Rabban Sauma and the First Journey from China to the West

by Morris Rossabi

Pub Date: June 1st, 1992
ISBN: 4-770-01650-6
Publisher: Kodansha

Just when the adventurer Marco Polo discovered the East, an obscure 13th-century Chinese priest became the first Asian to travel from Peking to Paris. His tale, best suited for an epic, a romance quest, or a political parable at the very least, is presented here in an unimaginative academic narrative by Rossabi (East Asian History/ Columbia Univ. and Queens College; Khubilai Khan, 1988). A priest of the Nestorian sect (a heretical Christian group that flourished in the Far East), Rabban Sauma and his young disciple, Makros, set out on a religious pilgrimage financed by Khubilai Khan to collect relics and visit religious sites in the Holy Land. Recovering from the perils of the deserts and mountains of South China, the two paused in Baghdad, where Makros was elected Patriarch of the Church. Nearly ten years later, the Ilkhanate of Persia sent Rabban to engage the help of the Pope and the kings of France and England in mounting a Crusade to drive the Egyptian Muslims out of the Holy Land. Although the mission failed—the kings were unable to assist, and the Pope was unwilling unless Eastern Christians and their rulers submitted to the Roman Church- -Rabban visited many churches, celebrated mass at the Vatican, and brought relics such as a scrap of Jesus' clothing back to Baghdad, where the Ilkhanate built him a church.
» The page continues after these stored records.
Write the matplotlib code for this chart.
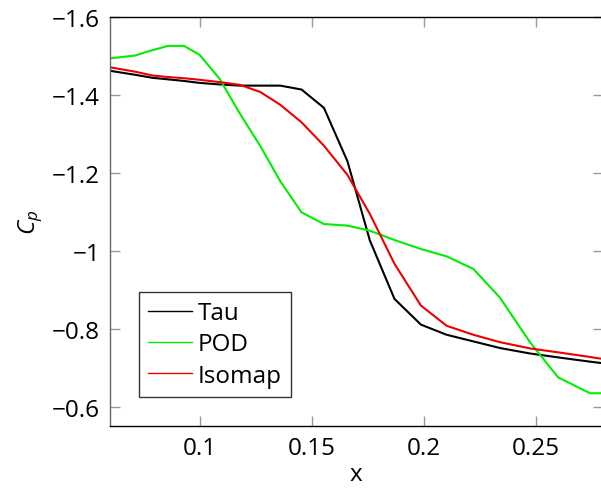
import matplotlib
matplotlib.use("Agg")
import matplotlib.pyplot as plt
from matplotlib.lines import Line2D

plt.rcParams['font.family'] = ['Open Sans', 'DejaVu Sans']
plt.rcParams['mathtext.fontset'] = 'custom'
plt.rcParams['mathtext.it'] = 'Open Sans:italic'
plt.rcParams['mathtext.rm'] = 'Open Sans'

x = [0.060, 0.071, 0.079, 0.086, 0.093, 0.100, 0.109, 0.118, 0.127, 0.136,
     0.1455, 0.1555, 0.166, 0.176, 0.187, 0.1988, 0.2103, 0.2222, 0.2341,
     0.2475, 0.260, 0.2743, 0.280]

tau = [-1.462, -1.452, -1.444, -1.440, -1.436, -1.431, -1.427, -1.424, -1.424, -1.424,
       -1.414, -1.367, -1.230, -1.027, -0.877, -0.811, -0.785, -0.768, -0.751,
       -0.737, -0.727, -0.716, -0.712]

pod = [-1.494, -1.501, -1.515, -1.526, -1.526, -1.503, -1.441, -1.352, -1.270, -1.179,
       -1.099, -1.069, -1.065, -1.052, -1.028, -1.005, -0.986, -0.954, -0.880,
       -0.766, -0.676, -0.635, -0.635]

isomap = [-1.471, -1.460, -1.450, -1.446, -1.443, -1.439, -1.433, -1.426, -1.408, -1.375,
          -1.330, -1.270, -1.195, -1.095, -0.967, -0.860, -0.808, -0.785, -0.766,
          -0.750, -0.740, -0.728, -0.723]

xticks = [0.1, 0.15, 0.2, 0.25]
xticklabels = ['0.1', '0.15', '0.2', '0.25']
yticks = [-1.6, -1.4, -1.2, -1.0, -0.8, -0.6]
yticklabels = ['\u22121.6', '\u22121.4', '\u22121.2', '\u22121', '\u22120.8', '\u22120.6']

fs = 17.5
fig = plt.figure(figsize=(6.01, 4.89), dpi=100)
ax = fig.add_axes([110 / 601, 1 - 427 / 489, 492.8 / 601, 409 / 489])

lw = 1.5
ax.plot(x, tau, color='black', lw=lw)
ax.plot(x, pod, color='#00ee00', lw=lw)
ax.plot(x, isomap, color='#ee0000', lw=lw)

ax.set_xlim(0.06, 0.28)
ax.set_ylim(-0.551, -1.6)

ax.set_xticks(xticks)
ax.set_xticklabels(xticklabels)
ax.set_yticks(yticks)
ax.set_yticklabels(yticklabels)
ax.tick_params(direction='in', length=7, width=1, color='#999999',
               top=True, right=True, labelsize=fs, pad=7)
ax.tick_params(axis='x', pad=7.5)

for s in ['top', 'bottom']:
    ax.spines[s].set_color('black')
ax.spines['left'].set_color('#666666')
ax.spines['right'].set_color('#666666')
for s in ax.spines.values():
    s.set_linewidth(1)

ax.set_xlabel('x', fontsize=fs, labelpad=1.5)
ax.set_ylabel('$C_p$', fontsize=fs, labelpad=5)

handles = [Line2D([], [], color='black', lw=1),
           Line2D([], [], color='#00ee00', lw=1),
           Line2D([], [], color='#ee0000', lw=1)]
leg = ax.legend(handles, ['Tau', 'POD', 'Isomap'], loc='lower left',
                bbox_to_anchor=(29 / 492.8, 29 / 409), fontsize=fs,
                fancybox=False, framealpha=1, edgecolor='#333333',
                handlelength=1.8, handletextpad=0.25, labelspacing=0.3,
                borderpad=0.38, borderaxespad=0)
leg.get_frame().set_linewidth(1)

fig.savefig('out.png', dpi=100)
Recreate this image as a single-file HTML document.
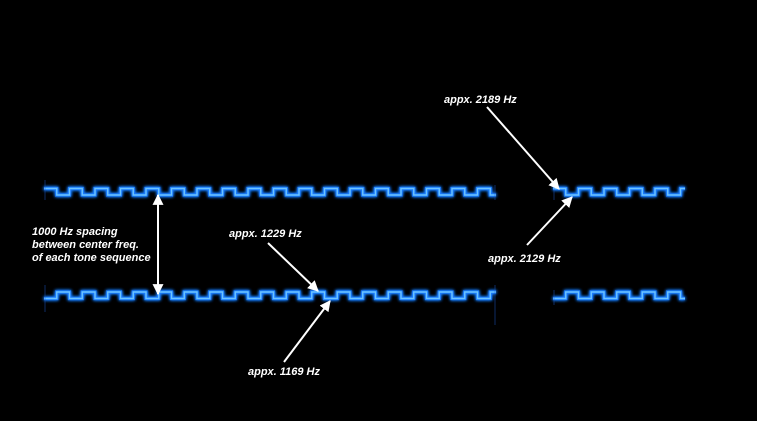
<!DOCTYPE html>
<html><head><meta charset="utf-8">
<style>
html,body{margin:0;padding:0;background:#000;}
svg{display:block;}
text{font-family:"Liberation Sans",sans-serif;font-style:italic;font-weight:bold;font-size:11px;fill:#fff;}
</style></head>
<body>
<svg id="s" width="757" height="421" viewBox="0 0 757 421" xmlns="http://www.w3.org/2000/svg">
<defs>
<filter id="g" x="-10%" y="-200%" width="120%" height="500%">
<feGaussianBlur stdDeviation="1.5" result="b"/>
<feMerge><feMergeNode in="b"/><feMergeNode in="b"/><feMergeNode in="SourceGraphic"/></feMerge>
</filter>
<marker id="ah" viewBox="0 0 10 10" refX="9" refY="5" markerWidth="5.5" markerHeight="5.5" orient="auto-start-reverse">
<path d="M0,0 L10,5 L0,10 z" fill="#fff"/>
</marker>
</defs>
<g id="waves" filter="url(#g)" fill="none" stroke="#1a7dff" stroke-width="3.2"></g>
<g id="wavesc" fill="none" stroke="#6cc4ff" stroke-width="1.4"></g>
<g stroke="#1f5fd0" stroke-width="1.2" opacity="0.4">
<line x1="45" y1="180" x2="45" y2="200"/>
<line x1="45" y1="285" x2="45" y2="312"/>
<line x1="495" y1="185" x2="495" y2="200"/>
<line x1="495" y1="285" x2="495" y2="325"/>
<line x1="554" y1="185" x2="554" y2="200"/>
<line x1="554" y1="290" x2="554" y2="305"/>
</g>
<g stroke="#fff" stroke-width="2" fill="none">
<line x1="158" y1="195" x2="158" y2="294" marker-start="url(#ah)" marker-end="url(#ah)"/>
<line x1="268" y1="243" x2="318" y2="291" marker-end="url(#ah)"/>
<line x1="284" y1="362" x2="330" y2="301" marker-end="url(#ah)"/>
<line x1="487" y1="107" x2="559" y2="189" marker-end="url(#ah)"/>
<line x1="527" y1="245" x2="572" y2="197" marker-end="url(#ah)"/>
</g>
<text x="444" y="103">appx. 2189 Hz</text>
<text x="488" y="262">appx. 2129 Hz</text>
<text x="229" y="237">appx. 1229 Hz</text>
<text x="248" y="375">appx. 1169 Hz</text>
<text x="32" y="235">1000 Hz spacing</text>
<text x="32" y="248">between center freq.</text>
<text x="32" y="261">of each tone sequence</text>
</svg>
<script>
(function(){
function wave(x0,x1,hi,lo,startHigh){
  var half=12.75,d="",x=x0,h=startHigh;
  d="M"+x0+" "+(h?hi:lo);
  while(x<x1){
    var nx=Math.min(x+half,x1);
    d+=" L"+nx.toFixed(2)+" "+(h?hi:lo);
    x=nx;
    if(x<x1){h=!h;d+=" L"+x.toFixed(2)+" "+(h?hi:lo);}
  }
  return d;
}
var ds=[wave(44,496,188.5,195,true),wave(44,496,292,298.5,false),
        wave(553,685,188.5,195,true),wave(553,685,292,298.5,false)];
var ns="http://www.w3.org/2000/svg";
["waves","wavesc"].forEach(function(id){
  var g=document.getElementById(id);
  ds.forEach(function(d){var p=document.createElementNS(ns,"path");p.setAttribute("d",d);g.appendChild(p);});
});
})();
</script>
</body></html>
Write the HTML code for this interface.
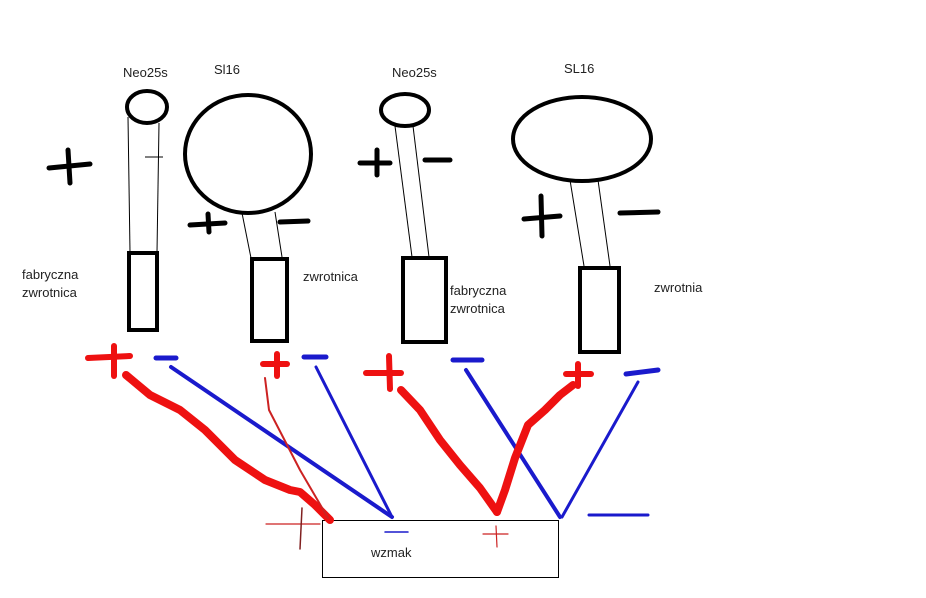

Rabban died in 1317; his papers were discovered in 1887. Here, Rossabi, who laments Rabban's ``failure'' to record things, buries the material he does have in pedantry and irrelevant erudition: After numerous perils, a travel- weary Chinese priest arrives in Paris and delights in what he believes are 30,000 students—and the author lengthily disputes the calculation while he overlooks the wonder of it all. Rabban, who surely deserves to be known, remains an echo in search of a voice. (Three maps; 15 b&w illustrations—not seen.)